Sonia was the head girl of her school and had enjoyed attention and fame from fellow students and teachers. She was also good at studies, was part of the debating club too, but the best part of her personality was her very confident smile! She was known for her knowledge and tact — and both these traits had helped her to be elected as the head girl.

But only two months into the new session, a very different Sonia was seen. The friends who had always enjoyed her company were seen complaining of her irrational or imbalanced behavioural issues. The confident Sonia was now seen crying on very petty things, like a seat change, etc.

The teachers and students were trying to handle the issue, but their efforts were in vain. On the first parents and teachers meeting, the matter was discussed as many parents lodged their complaint about how Sonia’s behaviour was affecting their children in one way or the other. In short, it seemed that the PTM was all about the appalling behaviour of Sonia and parents wanted a quick ‘remedy’.

The school’s headmistress, Mrs Khan was an outstanding teacher who had vast experience and was extremely dedicated to her students and staff. She knew that the class teacher was unable to handle the matter and if the parents’ complaints continued, the ultimate action could destroy the future of a student who had been a model student in the past! She called Sonia’s parents and had a meeting with them, but could not find any clue about the sudden change in her personality. So she finally decided to act differently.

The whole of class seven was to attend a workshop. Mrs Khan was conducting it. The students were asked to read different published material on anger management as prior knowledge, so that the subject could engage their mind and an interactive session could take place.

The students worked hard and many of them brought little notes and pointers as to how to handle the outburst of sudden anger. The interesting part was that most of the students had ‘self-management’ tips. Yes, that was important, but what Mrs Khan intended or wanted to focus on in the workshop was the ‘tactful strategies’ to be adopted by individuals when someone around them losses their temper.

Students started with their points — they talked about ways to deal with one’s aggression and not to let such behaviour affect the lives of people around them in any way. Most students pointed out that a sincere search for help (maybe just a listening ear) can help overcome the many issues that are later seen to show up as big fights!

A teacher who had graduated in psychology threw light on the usefulness of taking up ‘hobbies’ as necessary as, according to her, hobbies always re-energise a person thoroughly.

The school administration had invited Mr Naeem, who was known for his research work in mind sciences. He suggested some yoga exercises that reduce the stress level of a person and help the individual in playing positive, active role in society. He also talked about meditation and relief therapy, etc. The children seemed to learn a lot and were seen keenly practicing the poses!

It event was going on fine and it seemed that everyone was enjoying when the host, a senior student, randomly pointed to Sonia and asked her what can make anyone angry.

Sonia was quick in responding, “Forceful sharing!”

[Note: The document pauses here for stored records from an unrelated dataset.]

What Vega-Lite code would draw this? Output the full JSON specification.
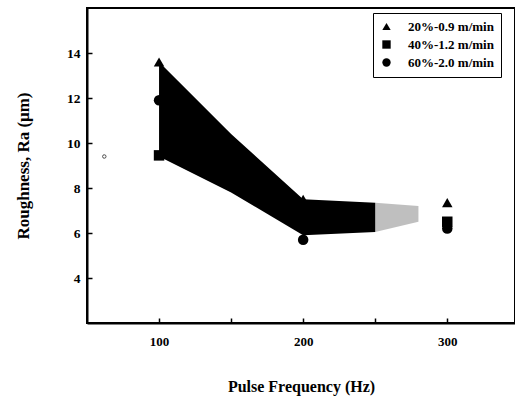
{
  "$schema": "https://vega.github.io/schema/vega-lite/v6.json",
  "width": 428,
  "height": 315,
  "autosize": {"type": "none"},
  "padding": {"left": 87, "top": 8, "right": 0, "bottom": 80},
  "background": "white",
  "config": {
    "font": "Liberation Serif",
    "view": {"stroke": "black", "strokeWidth": 2},
    "axis": {
      "domainColor": "black", "domainWidth": 2,
      "tickColor": "black", "tickWidth": 1.5,
      "labelFont": "Liberation Serif", "labelFontWeight": "bold", "labelColor": "black",
      "titleFont": "Liberation Serif", "titleFontWeight": "bold", "titleColor": "black",
      "grid": false, "labelOverlap": false
    }
  },
  "datasets": {
    "band": [
      {"f": 100, "upper": 13.6, "lower": 9.4},
      {"f": 150, "upper": 10.4, "lower": 7.8},
      {"f": 200, "upper": 7.5, "lower": 5.9},
      {"f": 250, "upper": 7.35, "lower": 6.05}
    ],
    "speckle": [
      {"f": 250, "upper": 7.35, "lower": 6.05},
      {"f": 280, "upper": 7.2, "lower": 6.5}
    ],
    "points": [
      {"f": 100, "ra": 13.6, "series": "20%-0.9 m/min"},
      {"f": 200, "ra": 7.5, "series": "20%-0.9 m/min"},
      {"f": 300, "ra": 7.35, "series": "20%-0.9 m/min"},
      {"f": 100, "ra": 9.45, "series": "40%-1.2 m/min"},
      {"f": 200, "ra": 6.9, "series": "40%-1.2 m/min"},
      {"f": 300, "ra": 6.5, "series": "40%-1.2 m/min"},
      {"f": 100, "ra": 11.9, "series": "60%-2.0 m/min"},
      {"f": 200, "ra": 5.7, "series": "60%-2.0 m/min"},
      {"f": 300, "ra": 6.2, "series": "60%-2.0 m/min"}
    ],
    "stray": [
      {"f": 62, "ra": 9.4}
    ]
  },
  "layer": [
    {
      "data": {"name": "band"},
      "mark": {"type": "area", "color": "black"},
      "encoding": {
        "x": {
          "field": "f", "type": "quantitative",
          "scale": {"domain": [50, 347], "nice": false},
          "axis": {
            "values": [100, 150, 200, 250, 300],
            "labelExpr": "datum.value % 100 == 0 ? datum.label : ''",
            "tickSize": -5, "labelFontSize": 13, "labelPadding": 17,
            "title": "Pulse Frequency (Hz)", "titleFontSize": 16, "titlePadding": 30
          }
        },
        "y": {
          "field": "upper", "type": "quantitative",
          "scale": {"domain": [2, 16], "nice": false},
          "axis": {
            "values": [4, 6, 8, 10, 12, 14],
            "tickSize": -5, "labelFontSize": 13.5, "labelPadding": 12, "labelOverlap": false,
            "title": "Roughness, Ra (μm)", "titleFontSize": 17, "titlePadding": 34
          }
        },
        "y2": {"field": "lower"}
      }
    },
    {
      "data": {"name": "speckle"},
      "mark": {"type": "area", "color": "black", "opacity": 0.25},
      "encoding": {
        "x": {"field": "f", "type": "quantitative"},
        "y": {"field": "upper", "type": "quantitative"},
        "y2": {"field": "lower"}
      }
    },
    {
      "data": {"name": "points"},
      "mark": {"type": "point", "filled": true, "color": "black", "size": 110, "opacity": 1},
      "encoding": {
        "x": {"field": "f", "type": "quantitative"},
        "y": {"field": "ra", "type": "quantitative"},
        "shape": {
          "field": "series", "type": "nominal",
          "scale": {"domain": ["20%-0.9 m/min", "40%-1.2 m/min", "60%-2.0 m/min"], "range": ["triangle-up", "square", "circle"]},
          "legend": {
            "title": null, "orient": "none", "legendX": 286, "legendY": 5,
            "strokeColor": "black", "fillColor": "white", "padding": 7,
            "labelFont": "Liberation Serif", "labelFontWeight": "bold", "labelFontSize": 13, "labelColor": "black",
            "symbolFillColor": "black", "symbolStrokeColor": "black", "symbolSize": 70,
            "rowPadding": 3, "labelOffset": 15
          }
        }
      }
    },
    {
      "data": {"name": "stray"},
      "mark": {"type": "point", "filled": false, "color": "black", "size": 12, "strokeWidth": 1},
      "encoding": {
        "x": {"field": "f", "type": "quantitative"},
        "y": {"field": "ra", "type": "quantitative"}
      }
    }
  ]
}
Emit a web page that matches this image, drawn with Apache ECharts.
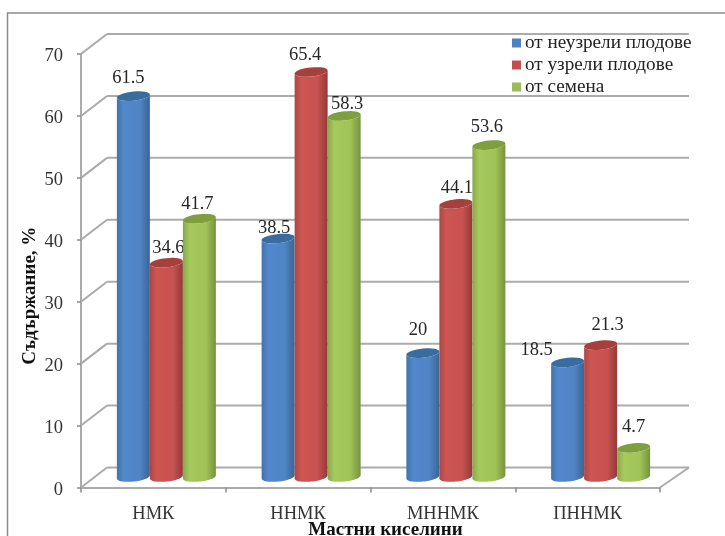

The audience seemed totally engrossed with Sonia’s statement, but Mrs Khan had got what she had wanted.

Mrs Khan then came up to the stage and started shouting at the teachers, the junior staff members and the students. At first the crowd was petrified. It was evident that this sudden move from the school’s head had left everyone very disturbed and upset.

It was also very clear now that the fun-filled mood that the crowd had earlier was wiped out! Everyone, from the students to the staff members were now grumbling. Some students could also be seen shedding tears.

The vice-principal went to Mrs Khan and asked the reason for sudden outrage. But Mrs Khan responded rudely.

Mr Naeem was sitting calmly in his chair. He asked the peon for a glass of water and took that to Mrs Khan.

“Drink some water, lady,” he said and simply made her sit on a comfortable seat. “You must be having a reason or reasons to be angry, but madam we are sure that each one of us has no connection to your rage. We are doing our work very diligently. If you are not feeling well, it’s okay. We all are humans and some days are our blue days. You may rest. I am sure your students and staff members love you.”

The crowd started clapping and in a go the negative vibes ceased. In fact, everyone wished Mrs Khan to relax. But Mrs Khan stood up and it seemed that she was about to leave the hall but she went up to the microphone instead.

“This is what I wished to teach you today! My dear children, if someone is being angry or rude, you need to keep your nerves! Often we react and spoil our moods, destroy our energies and ruin our days! Your control over your anger or reaction is your strength. God bless you all! Thank you, Mr Naeem for helping me to convey the message to my youth. Love you all!”

That day Sonia learned how she could handle herself when she felt angry or upset. Instead of always complaining and being annoyed, the children had also learned the tact of handling someone’s short temper. They now seemed ready to face the world!